Cemitério de São João Batista
Located on the edge of the trendy Botafogo neighbourhood, this beautiful cemetery allows you to take a break from the intensity of the city and delve into Rio’s history.

Feira da Glória
Every Sunday, this stretch of the street just seconds away from the Glória subway station neighbourhood hosts a farmer’s market with live music and street food. Once the stalls are all packed up, the street fair essentially turns into a nighttime block party. What a great way to end the weekend (another feira worth checking out is the Feira da General Glicério in Laranjeiras, taking place on Saturdays on R. Gen. Glicério).

Praça São Salvador
There’s always something going on in this square in the heart of the Flamengo neighbourhood. Just show up on a Saturday night and see what happens.
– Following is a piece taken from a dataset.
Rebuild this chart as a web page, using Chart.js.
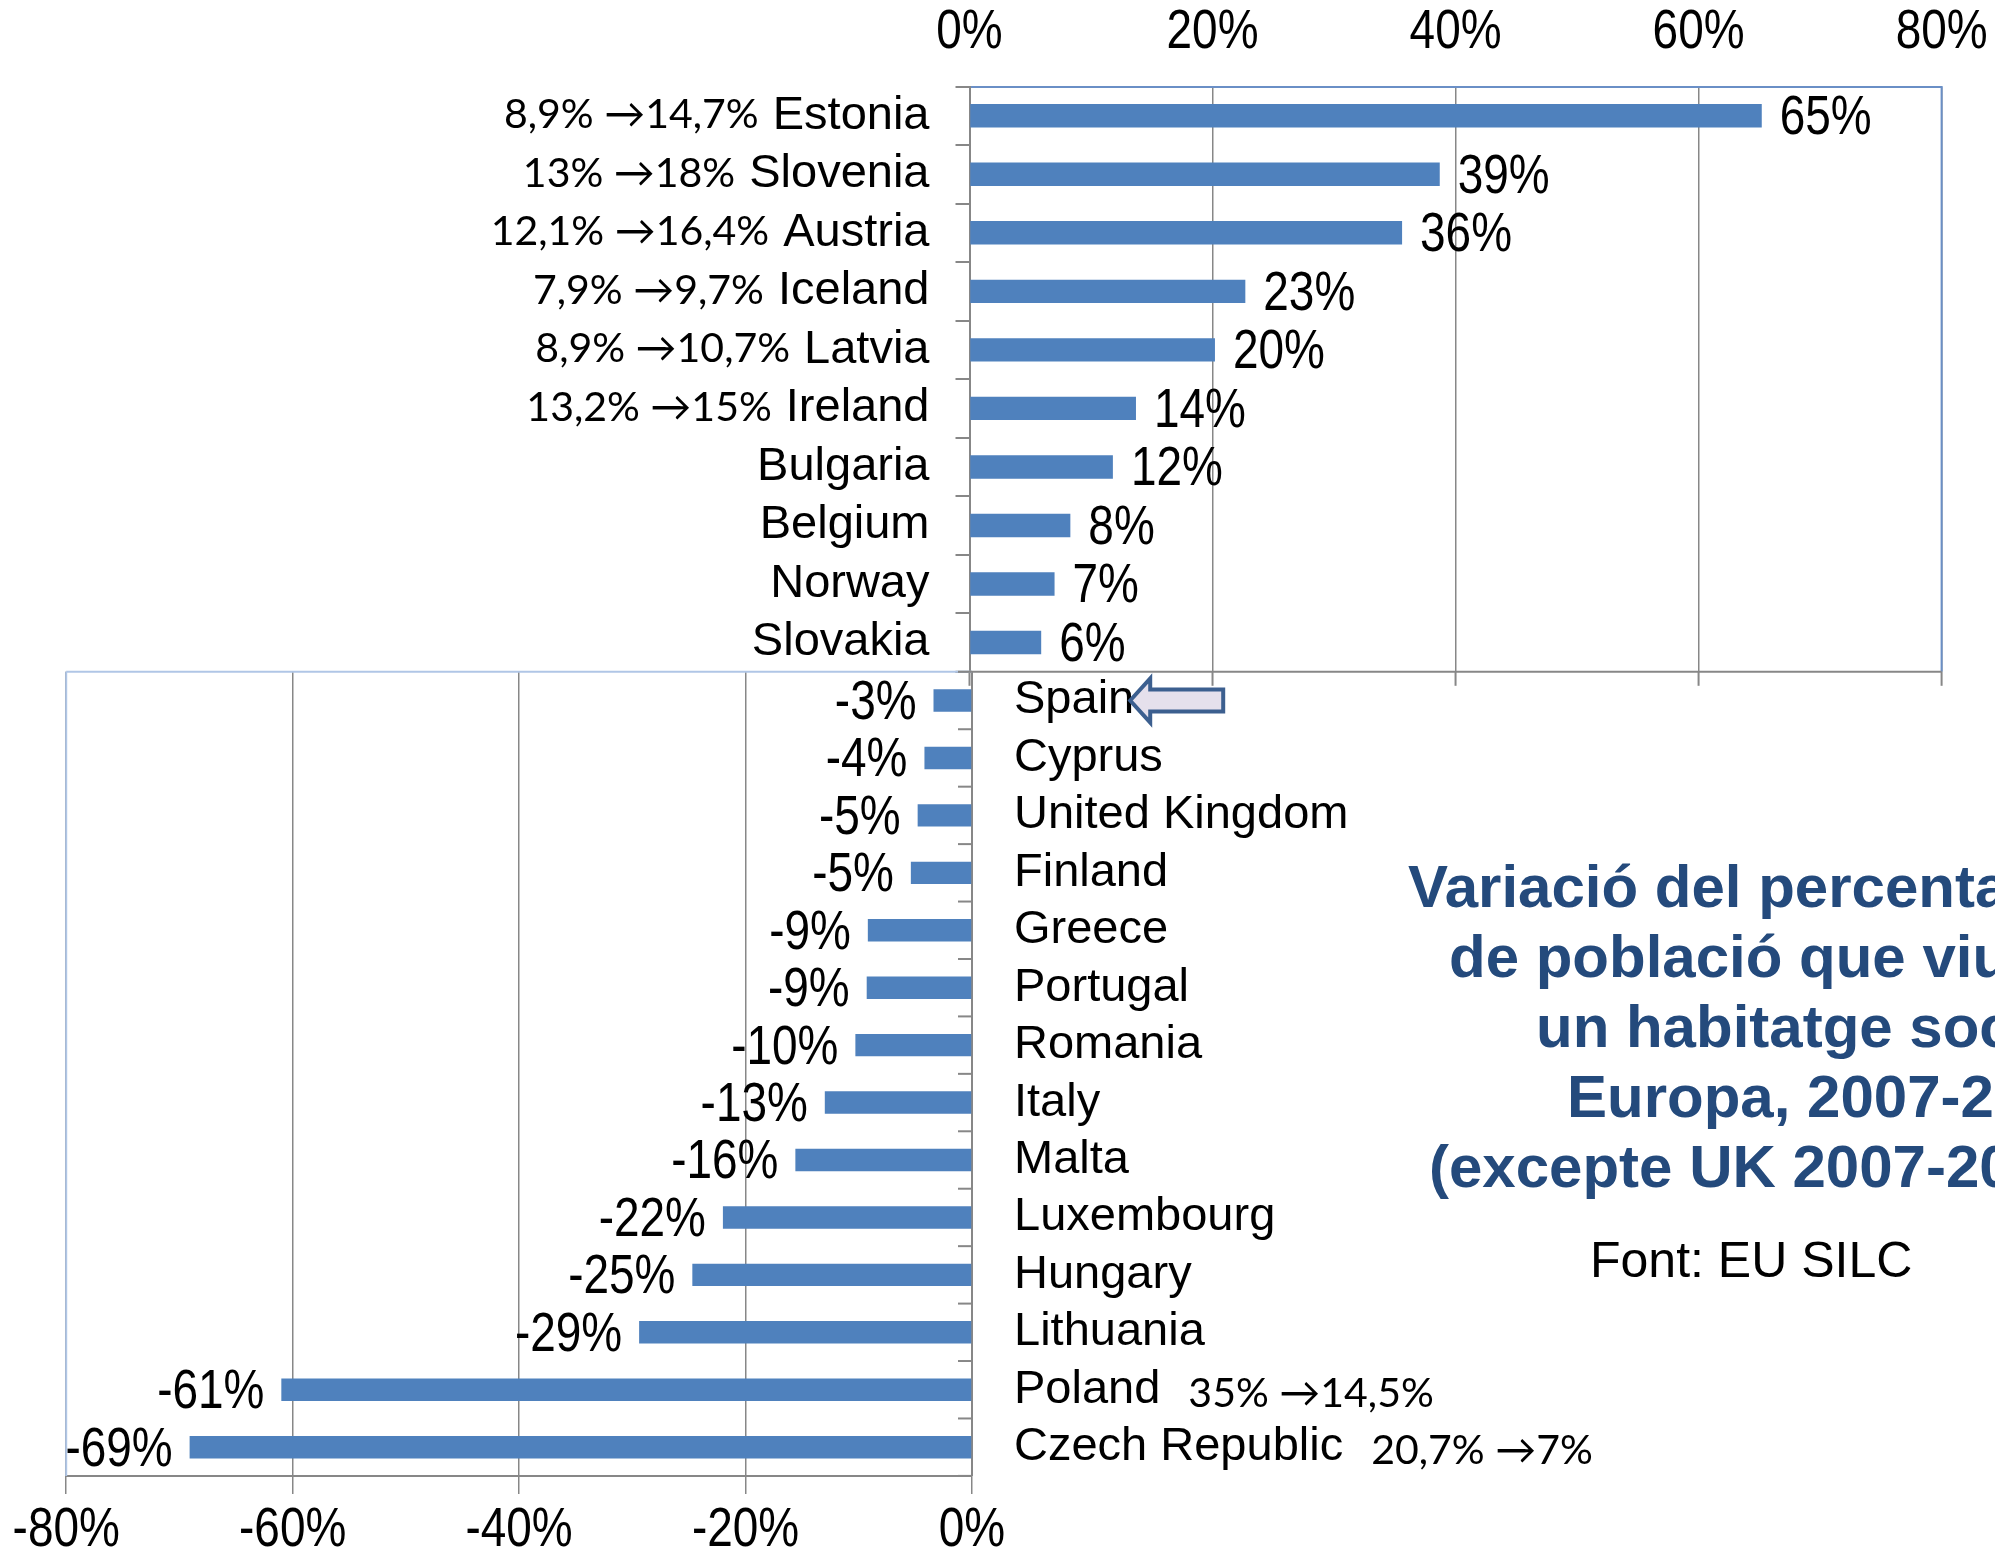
<!DOCTYPE html>
<html>
<head>
<meta charset="utf-8">
<script src="https://cdn.jsdelivr.net/npm/chart.js@4.4.1/dist/chart.umd.min.js"></script>
<style>
  html, body { margin: 0; padding: 0; background: #fff; }
  body { width: 1995px; height: 1551px; position: relative; overflow: hidden; }
  canvas { position: absolute; left: 0; }
  #topChart { top: 0; }
  #bottomChart { top: 650px; }
  .title { position: absolute; white-space: nowrap; font-family: 'Liberation Sans', Arial, sans-serif;
           font-weight: bold; font-size: 60px; line-height: 70px; color: #244a7c; }
  #source { position: absolute; left: 1590px; top: 1230px; white-space: nowrap; line-height: 60px;
            font-family: 'Liberation Sans', Arial, sans-serif; font-size: 50px; color: #000; }
</style>
</head>
<body>
<canvas id="topChart" width="1995" height="700"></canvas>
<canvas id="bottomChart" width="1995" height="901"></canvas>

<div class="title" style="left:1408px; top:852px">Variació del percentatge</div>
<div class="title" style="left:1449px; top:922px">de població que viu en</div>
<div class="title" style="left:1536px; top:992px">un habitatge social a</div>
<div class="title" style="left:1567px; top:1062px">Europa, 2007-2010</div>
<div class="title" style="left:1429px; top:1132px">(excepte UK 2007-2009)</div>
<div id="source">Font: EU SILC</div>

<script>
// ---- data ----
const topCountries = ['Estonia', 'Slovenia', 'Austria', 'Iceland', 'Latvia', 'Ireland',
  'Bulgaria', 'Belgium', 'Norway', 'Slovakia'];
const topValues = [65.2, 38.7, 35.6, 22.7, 20.2, 13.7, 11.8, 8.3, 7.0, 5.9];
const topNotes = ['8,9% →14,7%', '13% →18%', '12,1% →16,4%', '7,9% →9,7%', '8,9% →10,7%',
  '13,2% →15%', '', '', '', ''];
const topTicks = [0, 20, 40, 60, 80];

const bottomCountries = ['Spain', 'Cyprus', 'United Kingdom', 'Finland', 'Greece', 'Portugal',
  'Romania', 'Italy', 'Malta', 'Luxembourg', 'Hungary', 'Lithuania', 'Poland', 'Czech Republic'];
const bottomValues = [-3.4, -4.2, -4.8, -5.4, -9.2, -9.3, -10.3, -13.0, -15.6, -22.0, -24.7,
  -29.4, -61.0, -69.1];
const bottomNotes = ['', '', '', '', '', '', '', '', '', '', '', '', '35% →14,5%', '20,7% →7%'];
const bottomTicks = [-80, -60, -40, -20, 0];

// ---- styles ----
const barBlue = '#4f81bd';
const gridGray = '#878787';
const topFrame = '#6a8fc6';
const bottomFrame = '#b0c6e6';
const regular = "'Liberation Sans', Arial, sans-serif";
const catFont = { family: regular, size: 47 };
const narrowFontStr = "56px " + regular;   // drawn squeezed to look like Arial Narrow
const catFontStr = "47px " + regular;
const noteFontStr = "41px Lato, 'DejaVu Sans', sans-serif";

const pct = v => Math.round(v) + '%';

function line(ctx, x1, y1, x2, y2) {
  ctx.beginPath(); ctx.moveTo(x1, y1); ctx.lineTo(x2, y2); ctx.stroke();
}

// condensed text, 82% width
function narrowText(ctx, text, x, y, align) {
  ctx.save();
  ctx.translate(x, y);
  ctx.scale(0.82, 1);
  ctx.font = narrowFontStr;
  ctx.textAlign = align;
  ctx.textBaseline = 'middle';
  ctx.fillStyle = '#000';
  ctx.fillText(text, 0, 0);
  ctx.restore();
}

// no extra room for labels overflowing the plot
const noPad = s => { s.paddingLeft = 0; s.paddingRight = 0; s.paddingTop = 0; s.paddingBottom = 0; };

// =============================================================
// Top chart (increases)
// =============================================================
const topExtras = {
  id: 'topExtras',
  afterDraw(chart) {
    const { ctx, chartArea: a, scales: { x, y } } = chart;
    ctx.save();
    ctx.lineWidth = 2;
    ctx.strokeStyle = topFrame;
    line(ctx, a.right, a.top, a.right, a.bottom);
    ctx.strokeStyle = gridGray;
    line(ctx, a.left - 14, a.bottom, a.right, a.bottom);
    topTicks.forEach(v => {
      const px = x.getPixelForValue(v);
      line(ctx, px, a.bottom, px, a.bottom + 14);
      narrowText(ctx, v + '%', px, a.top - 54, 'center');
    });

    chart.getDatasetMeta(0).data.forEach((bar, i) => {
      narrowText(ctx, pct(topValues[i]), bar.x + 18, bar.y + 3, 'left');
    });

    // side notes left of the country names
    ctx.fillStyle = '#000';
    ctx.textBaseline = 'middle';
    ctx.textAlign = 'right';
    topNotes.forEach((note, i) => {
      if (!note) return;
      ctx.font = catFontStr;
      const w = ctx.measureText(topCountries[i]).width;
      const labelLeft = a.left - 40 - w;
      ctx.font = noteFontStr;
      ctx.fillText(note, labelLeft - 14, y.getPixelForValue(i) - 1);
    });
    ctx.restore();
  }
};

new Chart(document.getElementById('topChart'), {
  type: 'bar',
  data: {
    labels: topCountries,
    datasets: [{ data: topValues, backgroundColor: barBlue, barPercentage: 0.4, categoryPercentage: 1 }]
  },
  options: {
    indexAxis: 'y',
    responsive: false,
    animation: false,
    layout: { padding: { left: 0, right: 53.4, top: 0, bottom: 28.2 } },
    plugins: { legend: { display: false }, tooltip: { enabled: false } },
    scales: {
      x: {
        position: 'top', min: 0, max: 80,
        afterBuildTicks: s => { s.ticks = topTicks.map(v => ({ value: v })); },
        afterFit: s => { s.height = 86.5; noPad(s); },
        ticks: { display: false },
        grid: { color: gridGray, lineWidth: 1.5, drawTicks: false },
        border: { color: topFrame, width: 2 }
      },
      y: {
        afterFit: s => { s.width = 969.5; noPad(s); },
        ticks: { font: catFont, color: '#000', padding: 26, autoSkip: false },
        grid: { drawOnChartArea: false, color: gridGray, lineWidth: 2, tickLength: 14 },
        border: { color: gridGray, width: 2 }
      }
    }
  },
  plugins: [topExtras]
});

// =============================================================
// Bottom chart (decreases)
// =============================================================
const bottomExtras = {
  id: 'bottomExtras',
  afterDraw(chart) {
    const { ctx, chartArea: a, scales: { x, y } } = chart;
    ctx.save();
    ctx.lineWidth = 2;
    ctx.strokeStyle = bottomFrame;
    line(ctx, a.left, a.top, a.right, a.top);
    line(ctx, a.left, a.top, a.left, a.bottom);

    // category tick marks, inside the plot
    ctx.strokeStyle = gridGray;
    const half = (y.getPixelForValue(1) - y.getPixelForValue(0)) / 2;
    for (let i = 0; i <= bottomCountries.length; i++) {
      const py = y.getPixelForValue(i) - half;
      line(ctx, a.right - 14, py, a.right, py);
    }

    bottomTicks.forEach(v => {
      narrowText(ctx, v + '%', x.getPixelForValue(v), a.bottom + 55, 'center');
    });

    chart.getDatasetMeta(0).data.forEach((bar, i) => {
      narrowText(ctx, pct(bottomValues[i]), bar.x - 17, bar.y + 3, 'right');
    });

    // side notes after the country names
    ctx.fillStyle = '#000';
    ctx.textBaseline = 'middle';
    ctx.textAlign = 'left';
    bottomNotes.forEach((note, i) => {
      if (!note) return;
      ctx.font = catFontStr;
      const w = ctx.measureText(bottomCountries[i]).width;
      ctx.font = noteFontStr;
      ctx.fillText(note, a.right + 42 + w + 28, y.getPixelForValue(i) + 4);
    });

    // arrow pointing at Spain
    ctx.font = catFontStr;
    const tip = a.right + 42 + ctx.measureText(bottomCountries[0]).width - 4;
    const cy = y.getPixelForValue(0);
    ctx.beginPath();
    ctx.moveTo(tip, cy);
    ctx.lineTo(tip + 20, cy - 22);
    ctx.lineTo(tip + 20, cy - 11);
    ctx.lineTo(tip + 93, cy - 11);
    ctx.lineTo(tip + 93, cy + 11);
    ctx.lineTo(tip + 20, cy + 11);
    ctx.lineTo(tip + 20, cy + 22);
    ctx.closePath();
    ctx.fillStyle = '#e5e0ec';
    ctx.fill();
    ctx.lineWidth = 4;
    ctx.strokeStyle = '#3c5f8f';
    ctx.stroke();
    ctx.restore();
  }
};

new Chart(document.getElementById('bottomChart'), {
  type: 'bar',
  data: {
    labels: bottomCountries,
    datasets: [{ data: bottomValues, backgroundColor: barBlue, barPercentage: 0.39, categoryPercentage: 1 }]
  },
  options: {
    indexAxis: 'y',
    responsive: false,
    animation: false,
    layout: { padding: { left: 66.2, right: 0, top: 21.8, bottom: 0 } },
    plugins: { legend: { display: false }, tooltip: { enabled: false } },
    scales: {
      x: {
        position: 'bottom', min: -80, max: 0,
        afterBuildTicks: s => { s.ticks = bottomTicks.map(v => ({ value: v })); },
        afterFit: s => { s.height = 75.1; noPad(s); },
        ticks: { display: false },
        grid: { color: gridGray, lineWidth: 1.5, tickLength: 18 },
        border: { color: gridGray, width: 2 }
      },
      y: {
        position: 'right',
        afterFit: s => { s.width = 1023; noPad(s); },
        ticks: { font: catFont, color: '#000', padding: 42, autoSkip: false },
        grid: { drawOnChartArea: false, drawTicks: false },
        border: { color: gridGray, width: 2 }
      }
    }
  },
  plugins: [bottomExtras]
});
</script>
</body>
</html>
Parque Eduardo Guinle by Lucio Costa
This housing complex, completed in 1954, was built in the gardens of a neoclassical palace in the Laranjeiras neighbourhood when the site fell under government ownership. The six buildings are privately owned, but it’s possible to wander through the ground level and marvel at this lesser-known jewel of modernist architecture.

Parque Lage
This stunning palace and adjacent park nestled at the foot of the Corcovado hill now house a visual arts school and an overpriced café. Sadly the place tends to be taken over by Instagrammers and it’s become a bit more difficult to truly enjoy the space. A trail starting at the back of the palace goes all the way to the famous Christ the Redeemer statue through the Tijuca forest.

Jardim Botânico
Even though nature is always present in the city—which was literally built on a jungle—Rio’s botanical gardens are still worth a detour, especially if you’re looking for a quiet escape without leaving the Zona Sul. If you have time, stroll through the adjacent and very chic neighbourhood of Gávea and continue to Instituto Moreira Salles, where you’ll find contemporary exhibits and a cozy café (IMS is closed for renovations starting in April 2023).

Beaches of the Zona Sul
Rio is of course famous for its beaches, but there are rules to know before you go. From Leme to Copacabana, the beaches are divided by 12 postos, each of them catering to a certain demographics. Some attract families, others are popular hangout spots for favela kids. For me, Posto 9 is where it’s at (and it’s LGBTQ-friendly). That said, you do have to watch the sunset from Arpoador (Posto 7) at least once—the experience is unforgettable. You can also have a drink at one of the kiosks lining the sidewalk and enjoy the sound of crashing waves late into the evening.